Среди этих развалин и вселенского холода бродит главный герой книги, студент минского иняза Володя. Чтобы хоть как-то победить нищету, он торгует пивом, работает в офисе, едет в Варшаву продавать русские товары... Как и в первых двух своих книгах "Гопники" и "Школа" молодой писатель имитирует холодную фиксацию происходящего с героем (сел, встал, съел, поехал, надел), но если прежде это выглядело как слишком простой путь и стилистическое косноязычие, то в новом романе стилевая стертость и синтаксический примитивизм начинают работать на замысел. Бесстрастное описание повседневной жизни, все эти липкие подносы и загаженные электрички передают всеобщую неприкаянность лучше самого эмоционального и стилистически изысканного высказывания. Проза Козлова кажется сродни картинам Оскара Рабина: унылая серость барака, в котором живет вся страна.

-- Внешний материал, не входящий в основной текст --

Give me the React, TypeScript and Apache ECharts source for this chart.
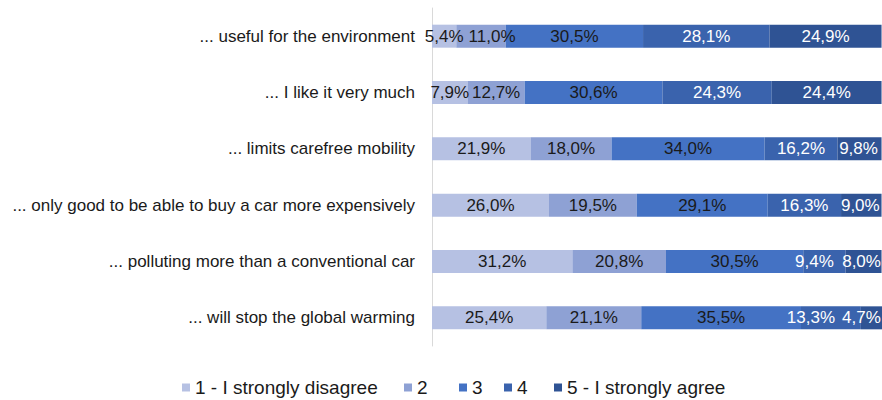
import React, { useEffect, useRef } from "react";
import * as echarts from "echarts";

const categories = [
  "... useful for the environment",
  "... I like it very much",
  "... limits carefree mobility",
  "... only good to be able to buy a car more expensively",
  "... polluting more than a conventional car",
  "... will stop the global warming",
];

const seriesNames = [
  "1 - I strongly disagree",
  "2",
  "3",
  "4",
  "5 - I strongly agree",
];

const s1 = [5.4, 7.9, 21.9, 26.0, 31.2, 25.4];
const s2 = [11.0, 12.7, 18.0, 19.5, 20.8, 21.1];
const s3 = [30.5, 30.6, 34.0, 29.1, 30.5, 35.5];
const s4 = [28.1, 24.3, 16.2, 16.3, 9.4, 13.3];
const s5 = [24.9, 24.4, 9.8, 9.0, 8.0, 4.7];

const seriesValues = [s1, s2, s3, s4, s5];
const colors = ["#B6C1E3", "#8EA1D4", "#4472C4", "#3A63AD", "#2F5394"];
const labelColors = ["#1a1a1a", "#1a1a1a", "#1a1a1a", "#ffffff", "#ffffff"];

// horizontal nudges of a few data labels, as placed in the original
const labelNudges: Record<string, number> = {
  "1-0": 11,
  "3-4": -10,
  "3-5": -20,
  "4-5": -10,
  "4-2": -1,
  "4-3": -1,
  "4-4": -2,
};

const legendLefts = [183, 405, 460, 505, 555];

const FONT = "'Liberation Sans', Arial, sans-serif";

export default function App() {
  const ref = useRef<HTMLDivElement>(null);
  useEffect(() => {
    if (!ref.current) return;
    const chart = echarts.init(ref.current, null, { renderer: "svg" });
    chart.setOption({
      animation: false,
      textStyle: { fontFamily: FONT },
      grid: { left: 432, top: 8, width: 450, height: 338, containLabel: false },
      xAxis: {
        type: "value",
        min: 0,
        max: 100,
        show: false,
      },
      yAxis: {
        type: "category",
        data: categories,
        inverse: true,
        axisLine: { show: true, lineStyle: { color: "#d9d9d9", width: 1 } },
        axisTick: { show: false },
        axisLabel: {
          color: "#1a1a1a",
          fontSize: 17,
          fontFamily: FONT,
          margin: 17,
        },
      },
      legend: seriesNames.map((name, i) => ({
        data: [name],
        left: legendLefts[i] - 1,
        top: 378,
        itemWidth: 8,
        itemHeight: 8,
        icon: "rect",
        padding: 0,
        textStyle: { fontSize: 19, color: "#1a1a1a", fontFamily: FONT },
      })),
      series: seriesValues.map((vals, i) => ({
        name: seriesNames[i],
        type: "bar",
        stack: "total",
        data: vals,
        barWidth: 23,
        itemStyle: { color: colors[i] },
        label: {
          show: true,
          position: "inside",
          color: labelColors[i],
          fontSize: 17,
          fontFamily: FONT,
          formatter: (p: any) => p.value.toFixed(1).replace(".", ",") + "%",
        },
        labelLayout: (p: any) => {
          const dx = labelNudges[`${i}-${p.dataIndex}`] || 0;
          return { hideOverlap: false, dx };
        },
      })),
    });
    return () => chart.dispose();
  }, []);
  return (
    <div
      ref={ref}
      style={{ position: "fixed", left: 0, top: 0, width: 882, height: 400, background: "#fff" }}
    />
  );
}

Правда, писатель ненадолго заруливает в свободный и прекрасный мир - Володя по приглашению подруги приезжает в Берлин. Красок здесь действительно намного больше, чем в Минске, слово "разноцветный" всплывает на небольшом отрезке текста несколько раз, но оставаться в Германии Володе совсем не хочется. "Кому я в этой Европе нужен?" - резонно замечает он. И на прощанье весело машет рукой двум девушкам, пьющим вино в варшавском кафе - в Белоруссию герой возвращается через Варшаву. Эта прощальная улыбка внезапно озаряет сей безрадостный и правдивый роман, в конце туннеля вдруг загорается свет. Девушки-то все равно улыбаются, жизнь продолжается, а дым отечества нам сладок и приятен, как бы гадок и отвратителен он ни был. Так что книга вышла вполне патриотическая.